▶ _EXERCISE PROMPT_
Take the line containing "Write a Python", the line containing "x = range(len(years))", and all lines between them, and transcribe them exactly. Leave out pictures.

▶ _RAW DATA_
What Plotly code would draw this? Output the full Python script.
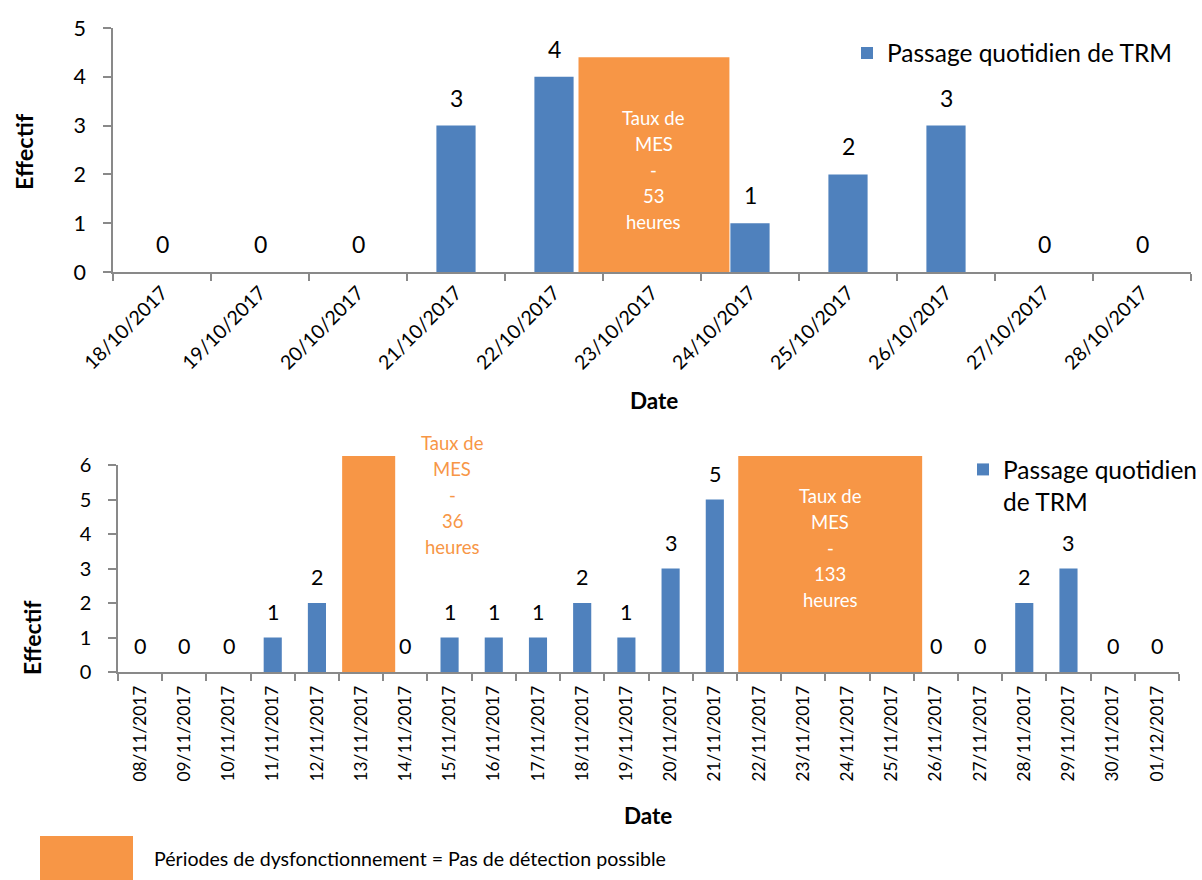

==

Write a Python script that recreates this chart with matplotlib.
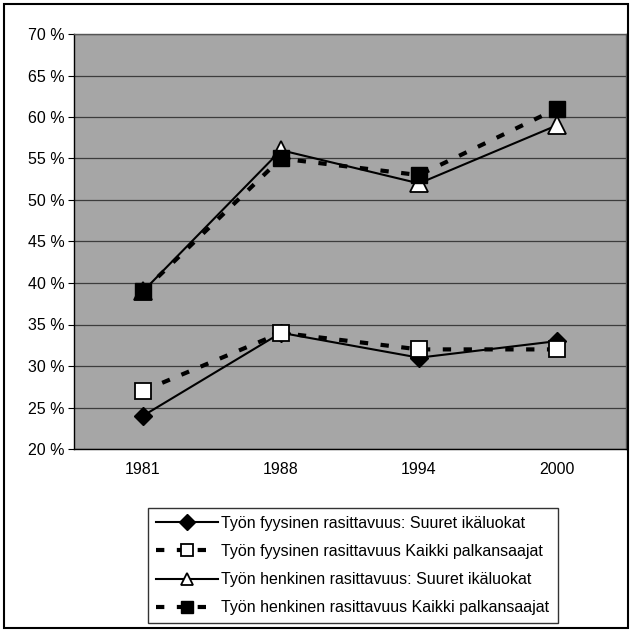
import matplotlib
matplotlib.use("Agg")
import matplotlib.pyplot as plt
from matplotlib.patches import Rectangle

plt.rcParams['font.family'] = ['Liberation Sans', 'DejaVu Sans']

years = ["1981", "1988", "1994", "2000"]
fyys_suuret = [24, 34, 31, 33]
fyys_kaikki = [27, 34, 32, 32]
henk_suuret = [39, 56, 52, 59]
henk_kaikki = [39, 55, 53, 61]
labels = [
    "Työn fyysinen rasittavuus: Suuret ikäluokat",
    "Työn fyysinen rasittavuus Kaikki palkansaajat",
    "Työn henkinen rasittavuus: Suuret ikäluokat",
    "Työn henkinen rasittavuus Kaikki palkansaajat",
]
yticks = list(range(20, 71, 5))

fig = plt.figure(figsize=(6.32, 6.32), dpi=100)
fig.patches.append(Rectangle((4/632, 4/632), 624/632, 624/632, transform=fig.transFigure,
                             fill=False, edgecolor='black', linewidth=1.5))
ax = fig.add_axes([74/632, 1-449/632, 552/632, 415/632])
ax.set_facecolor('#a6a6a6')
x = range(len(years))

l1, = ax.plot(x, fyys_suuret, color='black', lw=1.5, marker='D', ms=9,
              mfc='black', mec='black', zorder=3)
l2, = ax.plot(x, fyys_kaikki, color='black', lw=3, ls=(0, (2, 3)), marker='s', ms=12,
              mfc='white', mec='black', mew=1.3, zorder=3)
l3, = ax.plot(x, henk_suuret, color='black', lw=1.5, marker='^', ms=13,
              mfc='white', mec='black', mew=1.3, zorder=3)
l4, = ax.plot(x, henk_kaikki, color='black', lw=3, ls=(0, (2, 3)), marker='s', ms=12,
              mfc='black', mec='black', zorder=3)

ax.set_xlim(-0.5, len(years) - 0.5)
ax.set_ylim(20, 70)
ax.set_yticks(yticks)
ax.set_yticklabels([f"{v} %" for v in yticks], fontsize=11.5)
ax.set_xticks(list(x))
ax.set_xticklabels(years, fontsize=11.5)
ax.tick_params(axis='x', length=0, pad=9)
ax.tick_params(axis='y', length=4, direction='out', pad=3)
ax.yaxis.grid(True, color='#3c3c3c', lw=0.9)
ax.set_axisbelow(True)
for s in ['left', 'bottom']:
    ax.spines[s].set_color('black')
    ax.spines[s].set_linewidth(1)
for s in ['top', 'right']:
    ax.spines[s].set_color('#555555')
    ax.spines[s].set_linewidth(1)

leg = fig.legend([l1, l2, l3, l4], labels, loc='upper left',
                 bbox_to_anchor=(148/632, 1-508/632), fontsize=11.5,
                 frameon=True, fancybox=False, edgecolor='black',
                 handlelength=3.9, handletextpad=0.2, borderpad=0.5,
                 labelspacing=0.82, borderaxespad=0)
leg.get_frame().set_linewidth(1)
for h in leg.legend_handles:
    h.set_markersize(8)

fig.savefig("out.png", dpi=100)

--

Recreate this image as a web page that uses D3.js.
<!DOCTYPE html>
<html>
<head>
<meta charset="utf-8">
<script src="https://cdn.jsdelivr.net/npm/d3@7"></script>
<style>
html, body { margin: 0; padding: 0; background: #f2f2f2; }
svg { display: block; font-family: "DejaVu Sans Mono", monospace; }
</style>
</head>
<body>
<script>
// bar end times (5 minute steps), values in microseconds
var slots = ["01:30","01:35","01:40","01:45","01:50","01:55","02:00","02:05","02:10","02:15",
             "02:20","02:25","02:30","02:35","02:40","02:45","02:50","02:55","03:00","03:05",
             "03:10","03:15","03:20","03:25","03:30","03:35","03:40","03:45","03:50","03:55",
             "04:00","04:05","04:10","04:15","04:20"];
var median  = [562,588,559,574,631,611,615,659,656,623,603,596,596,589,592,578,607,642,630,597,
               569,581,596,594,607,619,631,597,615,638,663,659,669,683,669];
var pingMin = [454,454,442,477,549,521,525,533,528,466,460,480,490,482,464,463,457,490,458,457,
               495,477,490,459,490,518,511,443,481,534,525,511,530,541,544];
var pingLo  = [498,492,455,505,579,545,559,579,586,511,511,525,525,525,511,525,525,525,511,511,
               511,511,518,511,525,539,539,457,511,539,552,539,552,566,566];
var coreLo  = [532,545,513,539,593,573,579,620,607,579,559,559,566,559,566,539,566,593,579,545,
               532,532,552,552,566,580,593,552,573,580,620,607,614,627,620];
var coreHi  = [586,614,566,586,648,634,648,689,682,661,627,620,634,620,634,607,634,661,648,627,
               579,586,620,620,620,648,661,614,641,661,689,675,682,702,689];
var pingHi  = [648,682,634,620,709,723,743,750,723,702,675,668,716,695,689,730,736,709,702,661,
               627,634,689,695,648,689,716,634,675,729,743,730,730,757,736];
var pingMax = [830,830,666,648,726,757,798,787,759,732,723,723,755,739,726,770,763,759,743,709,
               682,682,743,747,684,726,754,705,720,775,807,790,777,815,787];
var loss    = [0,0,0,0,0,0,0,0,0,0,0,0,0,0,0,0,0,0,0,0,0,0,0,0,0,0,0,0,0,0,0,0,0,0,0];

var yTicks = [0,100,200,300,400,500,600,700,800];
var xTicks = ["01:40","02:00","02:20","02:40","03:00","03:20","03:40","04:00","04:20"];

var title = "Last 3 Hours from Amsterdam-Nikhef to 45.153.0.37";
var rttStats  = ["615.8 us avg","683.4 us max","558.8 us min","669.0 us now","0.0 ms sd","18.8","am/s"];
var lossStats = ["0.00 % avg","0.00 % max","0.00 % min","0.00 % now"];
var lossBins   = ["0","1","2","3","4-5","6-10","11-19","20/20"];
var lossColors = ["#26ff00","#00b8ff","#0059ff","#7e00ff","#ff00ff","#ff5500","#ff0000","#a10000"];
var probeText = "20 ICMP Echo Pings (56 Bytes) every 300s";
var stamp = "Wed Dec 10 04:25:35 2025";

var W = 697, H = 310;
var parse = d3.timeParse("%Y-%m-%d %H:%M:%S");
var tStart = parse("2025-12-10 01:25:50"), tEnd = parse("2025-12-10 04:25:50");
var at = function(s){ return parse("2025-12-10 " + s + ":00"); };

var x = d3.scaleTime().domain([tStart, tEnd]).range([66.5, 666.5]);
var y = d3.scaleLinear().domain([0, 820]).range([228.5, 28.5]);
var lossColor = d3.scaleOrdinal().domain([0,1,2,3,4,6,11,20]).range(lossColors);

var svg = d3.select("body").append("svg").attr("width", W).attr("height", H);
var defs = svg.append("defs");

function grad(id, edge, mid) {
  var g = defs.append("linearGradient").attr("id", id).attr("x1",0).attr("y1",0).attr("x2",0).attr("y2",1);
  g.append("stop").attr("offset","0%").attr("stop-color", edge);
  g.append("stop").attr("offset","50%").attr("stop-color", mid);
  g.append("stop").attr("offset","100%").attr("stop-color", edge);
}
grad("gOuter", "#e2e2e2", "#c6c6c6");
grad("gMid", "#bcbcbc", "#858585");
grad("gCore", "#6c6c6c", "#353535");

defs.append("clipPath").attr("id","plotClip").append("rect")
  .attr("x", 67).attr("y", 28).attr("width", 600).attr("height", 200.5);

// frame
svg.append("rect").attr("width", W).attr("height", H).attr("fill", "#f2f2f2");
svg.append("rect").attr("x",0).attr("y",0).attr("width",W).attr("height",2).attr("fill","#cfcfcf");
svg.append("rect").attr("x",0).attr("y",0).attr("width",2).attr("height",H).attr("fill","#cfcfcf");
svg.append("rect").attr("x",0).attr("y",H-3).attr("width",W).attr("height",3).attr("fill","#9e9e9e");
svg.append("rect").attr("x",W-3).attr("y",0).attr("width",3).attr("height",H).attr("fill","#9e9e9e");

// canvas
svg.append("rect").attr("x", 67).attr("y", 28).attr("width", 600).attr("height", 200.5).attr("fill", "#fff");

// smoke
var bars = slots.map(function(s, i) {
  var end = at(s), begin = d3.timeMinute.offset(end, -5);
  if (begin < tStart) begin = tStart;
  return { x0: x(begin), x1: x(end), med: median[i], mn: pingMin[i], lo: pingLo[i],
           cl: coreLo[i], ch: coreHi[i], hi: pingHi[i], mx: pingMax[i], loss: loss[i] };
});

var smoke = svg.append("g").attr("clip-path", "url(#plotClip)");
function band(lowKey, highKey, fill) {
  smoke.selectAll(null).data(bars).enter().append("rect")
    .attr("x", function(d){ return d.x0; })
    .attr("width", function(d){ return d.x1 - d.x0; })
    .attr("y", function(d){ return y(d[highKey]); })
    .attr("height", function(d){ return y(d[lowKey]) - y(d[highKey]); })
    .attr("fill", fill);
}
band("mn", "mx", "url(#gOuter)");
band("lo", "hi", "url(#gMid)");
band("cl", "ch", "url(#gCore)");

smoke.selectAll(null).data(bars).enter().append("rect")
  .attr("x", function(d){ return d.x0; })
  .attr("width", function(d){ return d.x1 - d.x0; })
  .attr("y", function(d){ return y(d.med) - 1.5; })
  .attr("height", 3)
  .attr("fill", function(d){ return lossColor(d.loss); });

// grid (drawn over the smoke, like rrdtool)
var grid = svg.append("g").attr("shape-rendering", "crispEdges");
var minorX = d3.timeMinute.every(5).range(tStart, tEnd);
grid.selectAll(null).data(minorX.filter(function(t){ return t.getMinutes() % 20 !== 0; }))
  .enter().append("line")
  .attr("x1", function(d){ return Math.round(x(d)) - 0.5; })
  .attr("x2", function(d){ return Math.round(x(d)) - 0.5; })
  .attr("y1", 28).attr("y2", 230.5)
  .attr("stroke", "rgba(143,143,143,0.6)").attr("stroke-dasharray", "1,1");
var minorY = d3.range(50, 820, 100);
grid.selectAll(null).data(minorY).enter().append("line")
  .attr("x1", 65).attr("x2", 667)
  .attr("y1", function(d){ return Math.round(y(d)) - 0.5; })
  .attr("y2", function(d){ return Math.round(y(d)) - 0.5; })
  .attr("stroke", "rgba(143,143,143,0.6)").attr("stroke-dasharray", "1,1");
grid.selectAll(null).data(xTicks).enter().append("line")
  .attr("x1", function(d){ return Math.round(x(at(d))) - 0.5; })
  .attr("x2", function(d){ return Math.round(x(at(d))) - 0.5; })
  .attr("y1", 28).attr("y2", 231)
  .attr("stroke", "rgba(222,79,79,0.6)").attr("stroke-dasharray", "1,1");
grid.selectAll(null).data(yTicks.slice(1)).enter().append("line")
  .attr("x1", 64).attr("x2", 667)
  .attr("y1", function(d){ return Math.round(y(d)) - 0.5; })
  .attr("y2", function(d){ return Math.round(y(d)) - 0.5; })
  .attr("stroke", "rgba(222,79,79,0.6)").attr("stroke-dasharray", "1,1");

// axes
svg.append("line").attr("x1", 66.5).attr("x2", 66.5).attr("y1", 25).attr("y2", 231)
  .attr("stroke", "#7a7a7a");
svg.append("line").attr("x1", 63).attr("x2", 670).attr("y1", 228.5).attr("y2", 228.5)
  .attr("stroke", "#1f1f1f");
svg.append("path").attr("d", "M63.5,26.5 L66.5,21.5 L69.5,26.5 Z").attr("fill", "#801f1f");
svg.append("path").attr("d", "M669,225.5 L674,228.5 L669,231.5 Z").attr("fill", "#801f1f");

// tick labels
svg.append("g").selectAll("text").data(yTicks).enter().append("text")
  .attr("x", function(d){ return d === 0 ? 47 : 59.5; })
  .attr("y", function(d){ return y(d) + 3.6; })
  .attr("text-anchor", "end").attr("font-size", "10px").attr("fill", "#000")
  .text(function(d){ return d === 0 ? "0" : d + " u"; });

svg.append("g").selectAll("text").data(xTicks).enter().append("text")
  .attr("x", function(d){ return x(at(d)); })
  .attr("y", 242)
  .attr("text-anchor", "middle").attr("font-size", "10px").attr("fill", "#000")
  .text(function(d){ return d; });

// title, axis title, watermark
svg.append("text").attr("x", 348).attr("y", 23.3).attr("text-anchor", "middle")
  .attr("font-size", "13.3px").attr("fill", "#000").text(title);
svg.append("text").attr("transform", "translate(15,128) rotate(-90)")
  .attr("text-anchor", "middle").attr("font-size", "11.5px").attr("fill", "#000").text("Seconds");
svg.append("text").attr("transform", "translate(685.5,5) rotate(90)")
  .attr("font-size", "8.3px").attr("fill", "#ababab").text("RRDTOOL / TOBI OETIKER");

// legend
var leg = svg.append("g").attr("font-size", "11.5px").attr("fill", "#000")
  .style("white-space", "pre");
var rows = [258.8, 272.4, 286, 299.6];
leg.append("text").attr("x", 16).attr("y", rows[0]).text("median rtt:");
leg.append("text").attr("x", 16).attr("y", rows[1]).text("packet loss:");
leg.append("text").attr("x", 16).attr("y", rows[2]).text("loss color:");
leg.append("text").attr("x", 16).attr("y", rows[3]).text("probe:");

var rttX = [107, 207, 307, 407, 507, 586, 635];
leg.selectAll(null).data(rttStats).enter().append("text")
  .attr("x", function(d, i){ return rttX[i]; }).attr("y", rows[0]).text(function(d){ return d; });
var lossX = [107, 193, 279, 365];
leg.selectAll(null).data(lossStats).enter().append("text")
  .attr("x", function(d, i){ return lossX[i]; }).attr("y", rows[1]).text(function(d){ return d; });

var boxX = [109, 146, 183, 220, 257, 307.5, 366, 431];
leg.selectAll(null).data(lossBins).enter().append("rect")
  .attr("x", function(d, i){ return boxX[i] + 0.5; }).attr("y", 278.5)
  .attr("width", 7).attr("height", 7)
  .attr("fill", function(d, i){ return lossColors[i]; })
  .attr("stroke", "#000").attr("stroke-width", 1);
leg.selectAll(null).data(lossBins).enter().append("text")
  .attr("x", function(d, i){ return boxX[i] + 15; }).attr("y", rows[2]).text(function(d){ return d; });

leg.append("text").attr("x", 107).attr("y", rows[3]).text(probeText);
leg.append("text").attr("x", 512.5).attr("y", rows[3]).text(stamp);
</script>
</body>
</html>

▶ _CORRECT RESPONSE_
Write a Python script that recreates this chart with matplotlib.
import matplotlib
matplotlib.use("Agg")
import matplotlib.pyplot as plt
from matplotlib.patches import Rectangle

plt.rcParams['font.family'] = ['Liberation Sans', 'DejaVu Sans']

years = ["1981", "1988", "1994", "2000"]
fyys_suuret = [24, 34, 31, 33]
fyys_kaikki = [27, 34, 32, 32]
henk_suuret = [39, 56, 52, 59]
henk_kaikki = [39, 55, 53, 61]
labels = [
    "Työn fyysinen rasittavuus: Suuret ikäluokat",
    "Työn fyysinen rasittavuus Kaikki palkansaajat",
    "Työn henkinen rasittavuus: Suuret ikäluokat",
    "Työn henkinen rasittavuus Kaikki palkansaajat",
]
yticks = list(range(20, 71, 5))

fig = plt.figure(figsize=(6.32, 6.32), dpi=100)
fig.patches.append(Rectangle((4/632, 4/632), 624/632, 624/632, transform=fig.transFigure,
                             fill=False, edgecolor='black', linewidth=1.5))
ax = fig.add_axes([74/632, 1-449/632, 552/632, 415/632])
ax.set_facecolor('#a6a6a6')
x = range(len(years))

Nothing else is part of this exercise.